• [Exercise objective]: Search the listing below for the string "matplotlib" and show each line that contains it.

• [Data supplied]:
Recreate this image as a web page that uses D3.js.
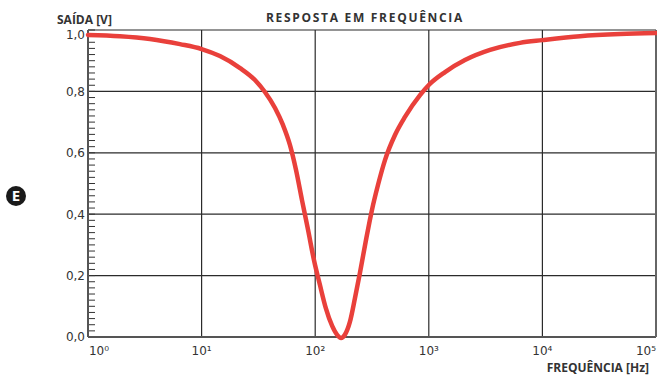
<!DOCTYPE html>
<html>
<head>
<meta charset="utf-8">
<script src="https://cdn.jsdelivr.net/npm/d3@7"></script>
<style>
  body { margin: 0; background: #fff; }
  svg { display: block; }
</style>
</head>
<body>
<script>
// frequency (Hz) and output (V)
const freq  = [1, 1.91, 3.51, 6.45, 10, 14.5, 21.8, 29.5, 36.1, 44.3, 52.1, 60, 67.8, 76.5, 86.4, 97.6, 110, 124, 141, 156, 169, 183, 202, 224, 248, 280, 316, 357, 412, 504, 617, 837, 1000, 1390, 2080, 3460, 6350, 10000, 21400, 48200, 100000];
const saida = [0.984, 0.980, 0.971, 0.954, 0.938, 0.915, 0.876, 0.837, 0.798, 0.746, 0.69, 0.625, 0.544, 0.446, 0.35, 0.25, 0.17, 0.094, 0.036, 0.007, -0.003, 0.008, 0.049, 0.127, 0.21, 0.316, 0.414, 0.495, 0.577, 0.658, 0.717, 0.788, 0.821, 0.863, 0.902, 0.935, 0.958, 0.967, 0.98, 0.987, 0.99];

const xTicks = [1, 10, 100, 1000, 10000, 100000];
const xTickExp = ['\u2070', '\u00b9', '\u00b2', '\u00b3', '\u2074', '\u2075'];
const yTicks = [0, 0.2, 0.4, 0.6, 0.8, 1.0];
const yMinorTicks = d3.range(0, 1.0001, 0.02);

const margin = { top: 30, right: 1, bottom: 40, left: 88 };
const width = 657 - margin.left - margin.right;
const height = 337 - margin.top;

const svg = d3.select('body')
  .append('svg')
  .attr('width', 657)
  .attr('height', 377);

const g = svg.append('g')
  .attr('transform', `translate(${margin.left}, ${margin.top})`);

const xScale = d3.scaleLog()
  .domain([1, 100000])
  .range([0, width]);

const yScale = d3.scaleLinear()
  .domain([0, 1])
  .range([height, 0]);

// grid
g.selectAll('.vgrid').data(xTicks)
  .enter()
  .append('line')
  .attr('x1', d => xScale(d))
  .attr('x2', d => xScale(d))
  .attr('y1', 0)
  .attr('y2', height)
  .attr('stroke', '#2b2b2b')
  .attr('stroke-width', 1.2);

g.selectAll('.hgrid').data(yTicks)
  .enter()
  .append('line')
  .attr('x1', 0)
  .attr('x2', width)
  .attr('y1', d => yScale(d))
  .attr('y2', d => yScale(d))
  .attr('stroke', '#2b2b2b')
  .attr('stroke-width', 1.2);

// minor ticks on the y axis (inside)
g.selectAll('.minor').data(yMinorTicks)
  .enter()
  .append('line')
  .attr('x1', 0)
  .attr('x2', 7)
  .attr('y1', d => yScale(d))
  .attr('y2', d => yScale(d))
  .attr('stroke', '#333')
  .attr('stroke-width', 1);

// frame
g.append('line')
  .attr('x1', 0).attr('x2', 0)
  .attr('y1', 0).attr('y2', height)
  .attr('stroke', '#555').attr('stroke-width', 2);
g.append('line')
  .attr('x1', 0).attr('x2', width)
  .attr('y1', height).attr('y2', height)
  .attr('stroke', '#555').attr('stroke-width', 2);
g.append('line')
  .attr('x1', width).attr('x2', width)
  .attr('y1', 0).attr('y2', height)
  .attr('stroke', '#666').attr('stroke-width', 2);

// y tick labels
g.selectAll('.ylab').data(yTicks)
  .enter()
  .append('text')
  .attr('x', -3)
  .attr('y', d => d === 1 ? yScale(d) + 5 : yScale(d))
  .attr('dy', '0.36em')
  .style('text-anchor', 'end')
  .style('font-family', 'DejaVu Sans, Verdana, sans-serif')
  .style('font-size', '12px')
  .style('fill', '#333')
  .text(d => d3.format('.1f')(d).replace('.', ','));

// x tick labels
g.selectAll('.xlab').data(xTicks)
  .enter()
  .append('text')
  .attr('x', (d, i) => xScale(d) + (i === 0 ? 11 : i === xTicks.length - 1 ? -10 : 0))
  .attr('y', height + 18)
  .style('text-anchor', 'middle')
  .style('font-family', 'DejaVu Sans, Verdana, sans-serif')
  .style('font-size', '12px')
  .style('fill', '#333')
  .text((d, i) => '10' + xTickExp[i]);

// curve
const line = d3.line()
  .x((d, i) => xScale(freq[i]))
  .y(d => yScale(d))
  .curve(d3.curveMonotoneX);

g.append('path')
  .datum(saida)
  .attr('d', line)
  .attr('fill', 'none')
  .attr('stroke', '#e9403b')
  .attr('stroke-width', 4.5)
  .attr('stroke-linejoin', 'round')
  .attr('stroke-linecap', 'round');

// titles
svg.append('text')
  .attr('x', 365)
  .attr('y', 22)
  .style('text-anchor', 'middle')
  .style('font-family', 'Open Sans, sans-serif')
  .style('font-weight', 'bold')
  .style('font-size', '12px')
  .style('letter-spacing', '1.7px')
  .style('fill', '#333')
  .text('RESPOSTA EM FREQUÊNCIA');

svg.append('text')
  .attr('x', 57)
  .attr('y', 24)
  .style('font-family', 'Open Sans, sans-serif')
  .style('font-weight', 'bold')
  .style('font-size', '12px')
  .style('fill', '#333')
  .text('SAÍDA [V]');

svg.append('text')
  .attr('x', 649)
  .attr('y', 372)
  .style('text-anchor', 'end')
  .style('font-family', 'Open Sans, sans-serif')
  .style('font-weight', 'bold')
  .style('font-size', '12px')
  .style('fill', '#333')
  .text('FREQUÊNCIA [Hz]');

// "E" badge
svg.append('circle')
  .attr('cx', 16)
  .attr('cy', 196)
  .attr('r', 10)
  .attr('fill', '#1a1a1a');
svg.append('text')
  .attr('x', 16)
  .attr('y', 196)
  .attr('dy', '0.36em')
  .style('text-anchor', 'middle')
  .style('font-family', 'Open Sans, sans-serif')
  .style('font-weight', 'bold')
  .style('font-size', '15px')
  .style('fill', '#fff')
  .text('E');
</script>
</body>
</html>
* * *
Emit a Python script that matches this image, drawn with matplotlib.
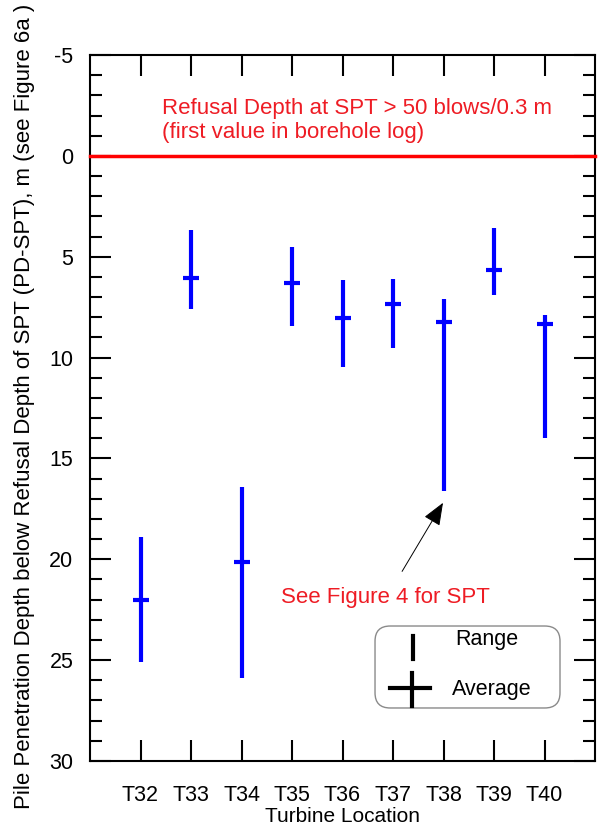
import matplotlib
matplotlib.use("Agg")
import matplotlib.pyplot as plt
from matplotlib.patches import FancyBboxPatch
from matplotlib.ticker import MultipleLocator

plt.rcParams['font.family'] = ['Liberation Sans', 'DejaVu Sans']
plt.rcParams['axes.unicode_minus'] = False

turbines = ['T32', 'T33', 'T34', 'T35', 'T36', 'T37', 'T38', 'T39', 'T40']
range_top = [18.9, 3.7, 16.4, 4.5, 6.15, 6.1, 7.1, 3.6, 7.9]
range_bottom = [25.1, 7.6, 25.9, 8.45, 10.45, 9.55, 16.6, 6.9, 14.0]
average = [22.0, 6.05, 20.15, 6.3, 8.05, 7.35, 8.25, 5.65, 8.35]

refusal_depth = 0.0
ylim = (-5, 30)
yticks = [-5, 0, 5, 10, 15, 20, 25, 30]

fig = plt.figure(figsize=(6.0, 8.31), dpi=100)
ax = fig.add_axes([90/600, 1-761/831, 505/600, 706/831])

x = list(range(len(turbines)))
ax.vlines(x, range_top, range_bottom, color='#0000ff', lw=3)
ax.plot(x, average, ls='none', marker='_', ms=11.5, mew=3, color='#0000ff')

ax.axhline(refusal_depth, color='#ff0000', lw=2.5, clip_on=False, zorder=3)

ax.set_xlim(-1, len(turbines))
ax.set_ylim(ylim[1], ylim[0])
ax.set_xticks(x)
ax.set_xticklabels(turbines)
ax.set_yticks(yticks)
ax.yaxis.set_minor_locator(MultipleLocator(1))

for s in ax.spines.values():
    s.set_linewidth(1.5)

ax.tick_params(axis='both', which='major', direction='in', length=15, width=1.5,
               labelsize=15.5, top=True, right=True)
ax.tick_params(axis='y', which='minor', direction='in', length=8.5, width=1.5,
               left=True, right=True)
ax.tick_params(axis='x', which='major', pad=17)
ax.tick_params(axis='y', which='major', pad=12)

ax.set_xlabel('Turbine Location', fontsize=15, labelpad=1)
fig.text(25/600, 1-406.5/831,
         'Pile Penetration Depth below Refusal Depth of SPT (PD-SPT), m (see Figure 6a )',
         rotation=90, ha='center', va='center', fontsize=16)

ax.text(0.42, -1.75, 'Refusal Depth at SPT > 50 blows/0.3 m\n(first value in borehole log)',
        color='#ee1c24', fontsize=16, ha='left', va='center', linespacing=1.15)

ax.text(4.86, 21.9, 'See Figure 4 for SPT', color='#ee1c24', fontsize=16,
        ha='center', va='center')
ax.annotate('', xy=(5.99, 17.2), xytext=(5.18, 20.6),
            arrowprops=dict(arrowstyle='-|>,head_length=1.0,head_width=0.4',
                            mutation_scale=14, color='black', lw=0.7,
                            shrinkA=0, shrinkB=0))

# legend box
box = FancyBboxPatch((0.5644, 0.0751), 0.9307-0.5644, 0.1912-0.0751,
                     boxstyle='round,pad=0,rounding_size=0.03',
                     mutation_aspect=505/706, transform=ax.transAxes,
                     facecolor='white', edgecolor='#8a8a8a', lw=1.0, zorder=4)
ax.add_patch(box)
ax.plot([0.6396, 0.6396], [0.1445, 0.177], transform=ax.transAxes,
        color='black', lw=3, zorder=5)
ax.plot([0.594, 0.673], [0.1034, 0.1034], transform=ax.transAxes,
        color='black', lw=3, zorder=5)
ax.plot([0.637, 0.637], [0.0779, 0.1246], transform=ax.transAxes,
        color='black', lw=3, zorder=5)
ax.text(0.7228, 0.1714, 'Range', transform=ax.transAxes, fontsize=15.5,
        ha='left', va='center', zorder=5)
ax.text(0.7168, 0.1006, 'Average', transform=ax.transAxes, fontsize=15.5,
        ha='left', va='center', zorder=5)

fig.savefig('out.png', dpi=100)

• [Expected output]:
Emit a Python script that matches this image, drawn with matplotlib.
import matplotlib
matplotlib.use("Agg")
import matplotlib.pyplot as plt
from matplotlib.patches import FancyBboxPatch
from matplotlib.ticker import MultipleLocator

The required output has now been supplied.